▶ DO THIS
Repeat verbatim only the lines from the opening of the material below through the one that contains "import plotly.graph_objects as go".

+-------+

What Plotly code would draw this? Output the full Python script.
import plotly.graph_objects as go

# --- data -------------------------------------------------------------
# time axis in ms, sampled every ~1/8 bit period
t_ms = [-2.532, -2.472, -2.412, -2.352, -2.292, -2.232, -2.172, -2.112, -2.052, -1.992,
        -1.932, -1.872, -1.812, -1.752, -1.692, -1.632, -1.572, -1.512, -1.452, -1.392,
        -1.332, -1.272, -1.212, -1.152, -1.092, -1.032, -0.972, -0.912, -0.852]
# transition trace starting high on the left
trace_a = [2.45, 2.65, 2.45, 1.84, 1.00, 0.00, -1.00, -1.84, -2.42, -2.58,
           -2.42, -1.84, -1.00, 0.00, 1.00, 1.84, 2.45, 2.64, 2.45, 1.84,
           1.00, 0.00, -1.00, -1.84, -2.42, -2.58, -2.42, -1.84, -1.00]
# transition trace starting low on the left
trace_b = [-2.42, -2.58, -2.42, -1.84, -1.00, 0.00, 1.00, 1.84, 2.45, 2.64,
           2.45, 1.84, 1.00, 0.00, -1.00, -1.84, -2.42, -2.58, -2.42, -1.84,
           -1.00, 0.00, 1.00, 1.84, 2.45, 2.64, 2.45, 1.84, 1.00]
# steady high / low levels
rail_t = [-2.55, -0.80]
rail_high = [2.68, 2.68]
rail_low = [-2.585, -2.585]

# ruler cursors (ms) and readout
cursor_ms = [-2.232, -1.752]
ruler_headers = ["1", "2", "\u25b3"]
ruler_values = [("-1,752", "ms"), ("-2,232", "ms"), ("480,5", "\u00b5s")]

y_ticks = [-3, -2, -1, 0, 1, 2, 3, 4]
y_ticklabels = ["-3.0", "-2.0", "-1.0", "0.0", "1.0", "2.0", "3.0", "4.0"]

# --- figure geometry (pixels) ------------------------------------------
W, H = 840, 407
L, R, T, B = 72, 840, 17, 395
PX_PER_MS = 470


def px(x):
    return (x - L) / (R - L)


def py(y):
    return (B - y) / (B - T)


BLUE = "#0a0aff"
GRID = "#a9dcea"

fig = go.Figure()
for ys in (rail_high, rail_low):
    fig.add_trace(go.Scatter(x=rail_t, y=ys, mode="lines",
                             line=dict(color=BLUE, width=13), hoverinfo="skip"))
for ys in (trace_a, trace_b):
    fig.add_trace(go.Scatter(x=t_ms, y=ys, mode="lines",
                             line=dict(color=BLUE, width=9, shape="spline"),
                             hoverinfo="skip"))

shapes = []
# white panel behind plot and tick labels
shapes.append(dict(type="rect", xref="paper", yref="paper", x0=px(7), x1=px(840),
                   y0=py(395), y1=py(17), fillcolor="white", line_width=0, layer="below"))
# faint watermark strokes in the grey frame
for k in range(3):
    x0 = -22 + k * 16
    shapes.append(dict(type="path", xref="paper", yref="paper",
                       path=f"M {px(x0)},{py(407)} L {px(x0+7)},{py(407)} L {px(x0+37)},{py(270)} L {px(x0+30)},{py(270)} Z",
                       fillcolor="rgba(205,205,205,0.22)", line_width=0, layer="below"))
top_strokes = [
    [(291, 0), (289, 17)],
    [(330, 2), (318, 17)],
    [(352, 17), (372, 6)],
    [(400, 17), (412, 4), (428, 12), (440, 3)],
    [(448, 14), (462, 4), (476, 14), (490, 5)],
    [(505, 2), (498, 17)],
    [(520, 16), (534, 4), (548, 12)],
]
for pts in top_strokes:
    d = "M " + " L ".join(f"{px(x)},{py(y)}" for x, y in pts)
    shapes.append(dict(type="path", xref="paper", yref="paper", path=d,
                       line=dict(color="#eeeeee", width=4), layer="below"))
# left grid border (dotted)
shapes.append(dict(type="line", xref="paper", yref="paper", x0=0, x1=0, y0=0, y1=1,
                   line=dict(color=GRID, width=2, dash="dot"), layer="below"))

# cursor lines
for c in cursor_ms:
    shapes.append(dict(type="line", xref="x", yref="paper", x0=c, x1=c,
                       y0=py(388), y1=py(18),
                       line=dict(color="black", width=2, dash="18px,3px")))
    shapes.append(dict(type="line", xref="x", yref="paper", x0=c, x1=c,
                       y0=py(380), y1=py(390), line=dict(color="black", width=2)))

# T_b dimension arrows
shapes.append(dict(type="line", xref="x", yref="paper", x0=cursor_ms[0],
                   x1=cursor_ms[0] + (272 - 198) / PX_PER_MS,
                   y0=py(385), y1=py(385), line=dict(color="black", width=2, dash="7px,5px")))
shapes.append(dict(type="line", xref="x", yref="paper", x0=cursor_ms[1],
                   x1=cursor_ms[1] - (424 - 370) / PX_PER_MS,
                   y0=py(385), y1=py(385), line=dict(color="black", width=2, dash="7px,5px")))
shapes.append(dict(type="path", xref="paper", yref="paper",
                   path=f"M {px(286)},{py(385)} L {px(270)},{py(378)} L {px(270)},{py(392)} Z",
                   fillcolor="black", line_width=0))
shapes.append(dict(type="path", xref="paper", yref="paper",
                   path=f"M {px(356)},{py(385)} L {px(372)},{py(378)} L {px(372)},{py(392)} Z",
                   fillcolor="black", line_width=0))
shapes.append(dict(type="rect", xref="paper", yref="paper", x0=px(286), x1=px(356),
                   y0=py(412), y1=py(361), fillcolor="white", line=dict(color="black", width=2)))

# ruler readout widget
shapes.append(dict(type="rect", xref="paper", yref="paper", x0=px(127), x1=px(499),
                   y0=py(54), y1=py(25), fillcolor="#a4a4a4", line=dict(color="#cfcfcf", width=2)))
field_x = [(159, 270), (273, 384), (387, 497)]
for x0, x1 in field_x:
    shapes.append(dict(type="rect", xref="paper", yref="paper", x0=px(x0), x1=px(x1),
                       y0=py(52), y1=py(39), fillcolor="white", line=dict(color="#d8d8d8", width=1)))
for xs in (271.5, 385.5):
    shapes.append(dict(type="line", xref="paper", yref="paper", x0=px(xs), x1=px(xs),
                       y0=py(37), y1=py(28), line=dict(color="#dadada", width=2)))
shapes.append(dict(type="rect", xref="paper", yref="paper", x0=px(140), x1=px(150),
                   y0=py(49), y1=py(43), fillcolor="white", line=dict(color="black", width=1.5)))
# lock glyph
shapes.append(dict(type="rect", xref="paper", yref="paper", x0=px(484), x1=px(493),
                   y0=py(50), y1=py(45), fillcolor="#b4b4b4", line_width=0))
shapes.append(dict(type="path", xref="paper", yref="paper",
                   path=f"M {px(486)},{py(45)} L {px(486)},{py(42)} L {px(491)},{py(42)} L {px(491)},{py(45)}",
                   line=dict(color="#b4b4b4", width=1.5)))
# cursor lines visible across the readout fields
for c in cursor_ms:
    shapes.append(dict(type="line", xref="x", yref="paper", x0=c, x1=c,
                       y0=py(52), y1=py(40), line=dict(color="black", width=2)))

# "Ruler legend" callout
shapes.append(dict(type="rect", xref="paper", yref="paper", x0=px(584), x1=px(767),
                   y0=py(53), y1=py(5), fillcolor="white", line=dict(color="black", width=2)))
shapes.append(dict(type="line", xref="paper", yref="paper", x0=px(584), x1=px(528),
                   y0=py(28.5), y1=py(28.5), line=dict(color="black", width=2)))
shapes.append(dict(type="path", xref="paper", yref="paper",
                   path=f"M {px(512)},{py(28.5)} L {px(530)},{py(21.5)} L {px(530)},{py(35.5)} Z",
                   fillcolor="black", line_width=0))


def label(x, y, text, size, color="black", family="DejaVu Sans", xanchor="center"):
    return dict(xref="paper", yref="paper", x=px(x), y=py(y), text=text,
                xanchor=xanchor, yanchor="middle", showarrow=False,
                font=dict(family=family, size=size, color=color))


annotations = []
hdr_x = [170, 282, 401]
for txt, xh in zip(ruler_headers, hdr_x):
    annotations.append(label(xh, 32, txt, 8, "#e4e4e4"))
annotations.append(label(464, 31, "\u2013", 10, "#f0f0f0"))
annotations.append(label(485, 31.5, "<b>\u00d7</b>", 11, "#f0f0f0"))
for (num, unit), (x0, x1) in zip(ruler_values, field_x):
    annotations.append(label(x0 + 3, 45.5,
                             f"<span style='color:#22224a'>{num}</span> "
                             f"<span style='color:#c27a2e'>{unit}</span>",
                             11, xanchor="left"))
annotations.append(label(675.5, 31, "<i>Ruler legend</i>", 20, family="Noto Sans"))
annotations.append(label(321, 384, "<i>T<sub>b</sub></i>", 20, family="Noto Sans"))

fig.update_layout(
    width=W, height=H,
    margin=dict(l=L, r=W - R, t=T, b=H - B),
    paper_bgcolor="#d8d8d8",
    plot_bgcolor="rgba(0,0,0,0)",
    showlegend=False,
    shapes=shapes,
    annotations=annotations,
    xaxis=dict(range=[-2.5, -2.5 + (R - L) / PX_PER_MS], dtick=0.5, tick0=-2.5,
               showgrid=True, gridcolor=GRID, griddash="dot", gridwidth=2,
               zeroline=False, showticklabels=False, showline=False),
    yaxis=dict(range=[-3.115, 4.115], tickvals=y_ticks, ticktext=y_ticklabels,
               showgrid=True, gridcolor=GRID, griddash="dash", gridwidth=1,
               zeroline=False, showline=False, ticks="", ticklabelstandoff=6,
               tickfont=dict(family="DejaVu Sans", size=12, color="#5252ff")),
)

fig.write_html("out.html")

+-------+

▶ SOLUTION TO THIS PROBLEM
What Plotly code would draw this? Output the full Python script.
import plotly.graph_objects as go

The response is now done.